Can we see atoms? If so, how?

Answer

Chris - Yes, you can. In fact, it was the 30th anniversary recently of a fairly iconic image that was published by IBM. They actually wrote the letters IBM using atoms of xenon which they manipulated around on a surface using a scanning tunnelling electron microscope.

So you can see atoms, but you're not really seeing the atoms, what you're seeing is the electron field created by the electrons around the atom and how they produce a current when they interact with a very fine tip on an electron microscope.

One more recent study imaged atoms in a slightly different way. What this study did was to take a sheet of graphene, a single layer of carbon atoms, rather like a honeycomb which stack up make graphite. If you peel away single layers of graphite you get graphene. And what this particular group in America did was to sprinkle some molecules onto this graphene sheet and then run a scanning tunnelling electron microscope across the surface. And because the graphene is so regular in structure, it's easy to mathematically subtract the effect of the graphene being there from any other signals that you get. This enables them to actually see the structure and shapes of molecules.
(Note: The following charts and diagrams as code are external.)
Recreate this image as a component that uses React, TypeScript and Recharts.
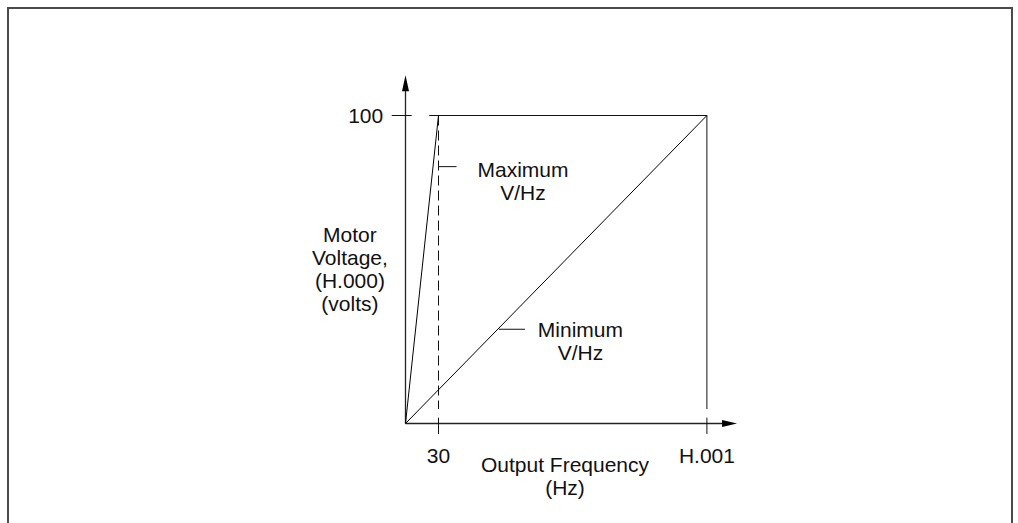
import React from "react";
import { LineChart, Line, XAxis, YAxis, ReferenceLine, ReferenceDot } from "recharts";

// V/Hz curve limits (schematic; H.001 drawn at 274 on the frequency scale)
const frequencyTicks = [30, 274];
const frequencyTickLabels = ["30", "H.001"];
const voltageTicks = [100];
const voltageTickLabels = ["100"];

const maxVhzFrequency = [0, 30];
const maxVhzVoltage = [0, 100];
const minVhzFrequency = [0, 274];
const minVhzVoltage = [0, 100];

const FONT = "'Liberation Sans', Arial, sans-serif";
const INK = "#111";
const LINE_H = 23;

const toPoints = (fs: number[], vs: number[]) => fs.map((f, i) => ({ f, v: vs[i] }));

const Note = ({ cx, cy, lines }: { cx: number; cy: number; lines: string[] }) => {
    const top = cy - ((lines.length - 1) * LINE_H) / 2;
    return (
        <g>
            {lines.map((t, i) => (
                <text
                    key={t}
                    x={cx}
                    y={top + i * LINE_H}
                    dy="0.35em"
                    textAnchor="middle"
                    fontSize={21}
                    fontFamily={FONT}
                    fill={INK}
                >
                    {t}
                </text>
            ))}
        </g>
    );
};

const upArrow = (p: any) => (
    <path d={`M${p.cx},${p.cy} L${p.cx - 3.5},${p.cy + 16} L${p.cx + 3.5},${p.cy + 16} Z`} fill="#000" />
);
const rightArrow = (p: any) => (
    <path d={`M${p.cx},${p.cy} L${p.cx - 15},${p.cy - 3.5} L${p.cx - 15},${p.cy + 3.5} Z`} fill="#000" />
);

const seg = (x1: number, y1: number, x2: number, y2: number) => [
    { x: x1, y: y1 },
    { x: x2, y: y2 },
];

const App = () => {
    const maxData = toPoints(maxVhzFrequency, maxVhzVoltage);
    const minData = toPoints(minVhzFrequency, minVhzVoltage);
    const hMax = frequencyTicks[1];
    const axisStroke = { stroke: "#222", strokeWidth: 1.3 };
    const thin = { stroke: "#111", strokeWidth: 1 };

    return (
        <div style={{ position: "absolute", left: 0, top: 0, width: 1018, height: 523, background: "#fff", overflow: "hidden" }}>
            <div
                style={{
                    position: "absolute",
                    left: 7,
                    top: 7,
                    width: 1006,
                    height: 600,
                    boxSizing: "border-box",
                    border: "2px solid #4a4a4a",
                    borderBottom: "none",
                }}
            />
            <div style={{ position: "absolute", left: 0, top: 0 }}>
                <LineChart
                    width={1018}
                    height={523}
                    margin={{ top: 75.46, right: 280.3, bottom: 28.72, left: 331.2 }}
                >
                    <XAxis
                        dataKey="f"
                        type="number"
                        domain={[-13, 302]}
                        allowDataOverflow
                        ticks={frequencyTicks}
                        interval={0}
                        tickFormatter={(v: number) => frequencyTickLabels[frequencyTicks.indexOf(v)]}
                        axisLine={false}
                        tickLine={false}
                        tickMargin={8}
                        height={60}
                        tick={{ fill: INK, fontSize: 21, fontFamily: FONT }}
                    />
                    <YAxis
                        type="number"
                        domain={[-3.5, 113]}
                        allowDataOverflow
                        ticks={voltageTicks}
                        interval={0}
                        tickFormatter={(v: number) => voltageTickLabels[voltageTicks.indexOf(v)]}
                        axisLine={false}
                        tickLine={false}
                        width={60}
                        tick={{ fill: INK, fontSize: 21, fontFamily: FONT }}
                    />

                    {/* axes with arrows */}
                    <ReferenceLine segment={seg(0, 0, 0, 108)} ifOverflow="visible" {...axisStroke} />
                    <ReferenceLine segment={seg(0, 0, 290, 0)} ifOverflow="visible" {...axisStroke} />
                    <ReferenceDot x={0} y={113.1} ifOverflow="visible" shape={upArrow} />
                    <ReferenceDot x={301.4} y={0} ifOverflow="visible" shape={rightArrow} />

                    {/* tick marks */}
                    <ReferenceLine segment={seg(-12.5, 100, 5.6, 100)} ifOverflow="visible" {...thin} />
                    <ReferenceLine segment={seg(30, 1.9, 30, -3.4)} ifOverflow="visible" {...thin} />
                    <ReferenceLine segment={seg(hMax, 1.9, hMax, -3.4)} ifOverflow="visible" {...thin} />

                    {/* operating envelope */}
                    <ReferenceLine segment={seg(21.6, 100, hMax, 100)} ifOverflow="visible" {...thin} />
                    <ReferenceLine segment={seg(hMax, 100, hMax, 4.7)} ifOverflow="visible" {...thin} />
                    <ReferenceLine segment={seg(30, 100, 30, 4.7)} ifOverflow="visible" strokeDasharray="10 5" {...thin} />

                    {/* leaders */}
                    <ReferenceLine segment={seg(30, 83.4, 46.4, 83.4)} ifOverflow="visible" {...thin} />
                    <ReferenceLine segment={seg(85, 30.6, 108.6, 30.6)} ifOverflow="visible" {...thin} />

                    <Line data={maxData} dataKey="v" stroke="#000" strokeWidth={1} dot={false} isAnimationActive={false} />
                    <Line data={minData} dataKey="v" stroke="#000" strokeWidth={1} dot={false} isAnimationActive={false} />

                    <ReferenceDot x={-50.5} y={50.2} ifOverflow="visible" shape={(p: any) => <Note cx={p.cx} cy={p.cy} lines={["Motor", "Voltage,", "(H.000)", "(volts)"]} />} />
                    <ReferenceDot x={106.8} y={78.7} ifOverflow="visible" shape={(p: any) => <Note cx={p.cx} cy={p.cy} lines={["Maximum", "V/Hz"]} />} />
                    <ReferenceDot x={159} y={26.8} ifOverflow="visible" shape={(p: any) => <Note cx={p.cx} cy={p.cy} lines={["Minimum", "V/Hz"]} />} />
                    <ReferenceDot x={145} y={-17.2} ifOverflow="visible" shape={(p: any) => <Note cx={p.cx} cy={p.cy} lines={["Output Frequency", "(Hz)"]} />} />
                </LineChart>
            </div>
        </div>
    );
};

export default App;
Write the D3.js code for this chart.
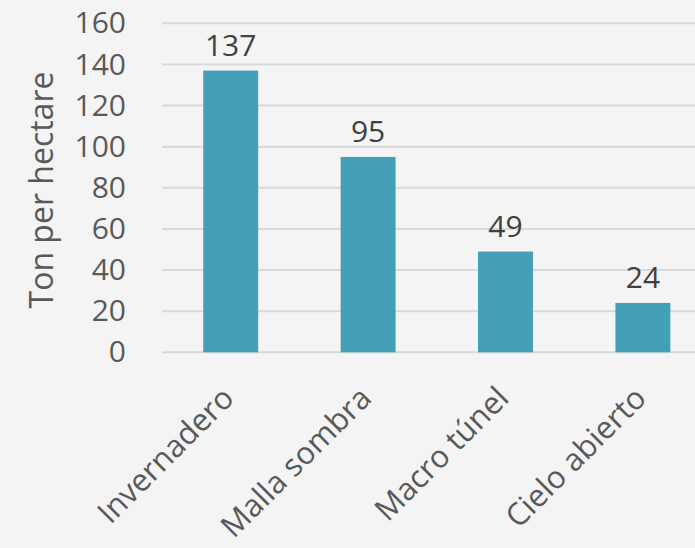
<!DOCTYPE html>
<html>
<head>
<meta charset="utf-8">
<script src="https://cdn.jsdelivr.net/npm/d3@7"></script>
<style>
  html, body { margin: 0; padding: 0; background: #f4f4f4; }
  svg { display: block; }
  text { font-family: "Open Sans", Lato, sans-serif; }
</style>
</head>
<body>
<div id="chart"></div>
<script>
// Yield by production system
const categories = ["Invernadero", "Malla sombra", "Macro túnel", "Cielo abierto"];
const values = [137, 95, 49, 24];
const yTicks = [0, 20, 40, 60, 80, 100, 120, 140, 160];
const yTitle = "Ton per hectare";

const W = 695, H = 548;
const FONT = "'Open Sans', Lato, sans-serif";
const svg = d3.select("#chart").append("svg")
  .attr("width", W).attr("height", H);

svg.append("rect").attr("width", W).attr("height", H).attr("fill", "#f4f4f4");

const x = d3.scaleBand()
  .domain(categories)
  .range([162, 711.6])
  .paddingInner(0.6)
  .paddingOuter(0.3);

const y = d3.scaleLinear()
  .domain([0, 160])
  .range([352.3, 23.3]);

// gridlines
svg.append("g")
  .selectAll("line")
  .data(yTicks)
  .join("line")
  .attr("x1", 162).attr("x2", W)
  .attr("y1", d => y(d)).attr("y2", d => y(d))
  .attr("stroke", "#d9d9d9")
  .attr("stroke-width", 2);

// y axis labels
const yAxis = d3.axisLeft(y).tickValues(yTicks).tickSize(0).tickPadding(0);
const gy = svg.append("g").attr("transform", "translate(126,0)").call(yAxis);
gy.select(".domain").remove();
gy.selectAll("text")
  .attr("font-size", 30)
  .attr("fill", "#595959")
  .attr("font-family", FONT);

// bars
svg.append("g")
  .selectAll("rect")
  .data(values)
  .join("rect")
  .attr("x", (d, i) => x(categories[i]))
  .attr("y", d => y(d))
  .attr("width", x.bandwidth())
  .attr("height", d => y(0) - y(d))
  .attr("fill", "#44a0b9");

// value labels
svg.append("g")
  .selectAll("text")
  .data(values)
  .join("text")
  .attr("x", (d, i) => x(categories[i]) + x.bandwidth() / 2)
  .attr("y", d => y(d) - 15)
  .attr("text-anchor", "middle")
  .attr("font-size", 30)
  .attr("fill", "#404040")
  .text(d => d);

// category labels
const xAxis = d3.axisBottom(x).tickSize(0).tickPadding(0);
const gx = svg.append("g").attr("transform", "translate(0,352)").call(xAxis);
gx.select(".domain").remove();
gx.selectAll("text")
  .attr("font-size", 31)
  .attr("fill", "#595959")
  .attr("font-family", FONT)
  .attr("text-anchor", "end")
  .attr("dy", null)
  .attr("y", 0)
  .attr("transform", "translate(5,48) rotate(-45)");

// y title
svg.append("text")
  .attr("transform", "translate(53,190) rotate(-90)")
  .attr("text-anchor", "middle")
  .attr("font-size", 32)
  .attr("fill", "#595959")
  .text(yTitle);
</script>
</body>
</html>
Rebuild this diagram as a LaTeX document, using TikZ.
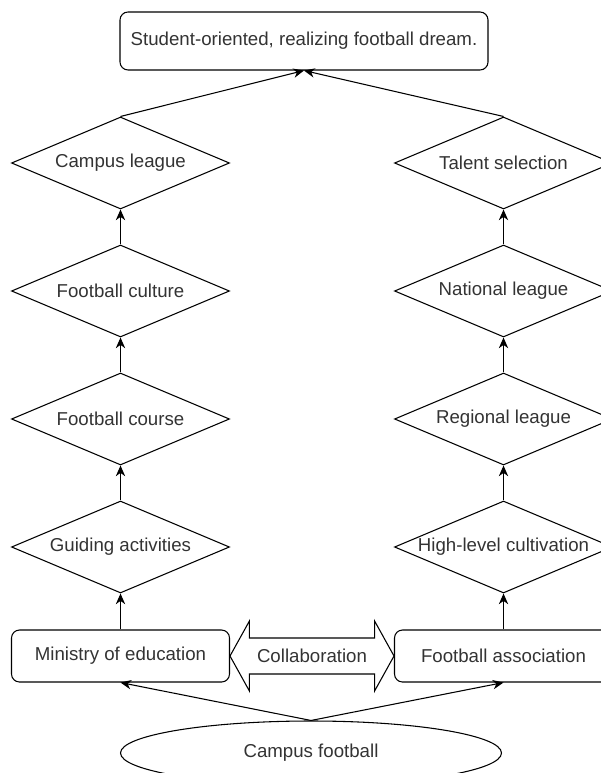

If you wind your mind back to the days of chemistry lessons, when your teacher would draw a chain of, say, butane - four carbon atoms all linked together - and draw the kinky line of these atoms (that's the atoms being bent and kinked, not the atoms being kinky!) how do they actually know it looks like that? Well, if you look at these pictures they've published recently, they really do look like that - it's absolutely fantastic.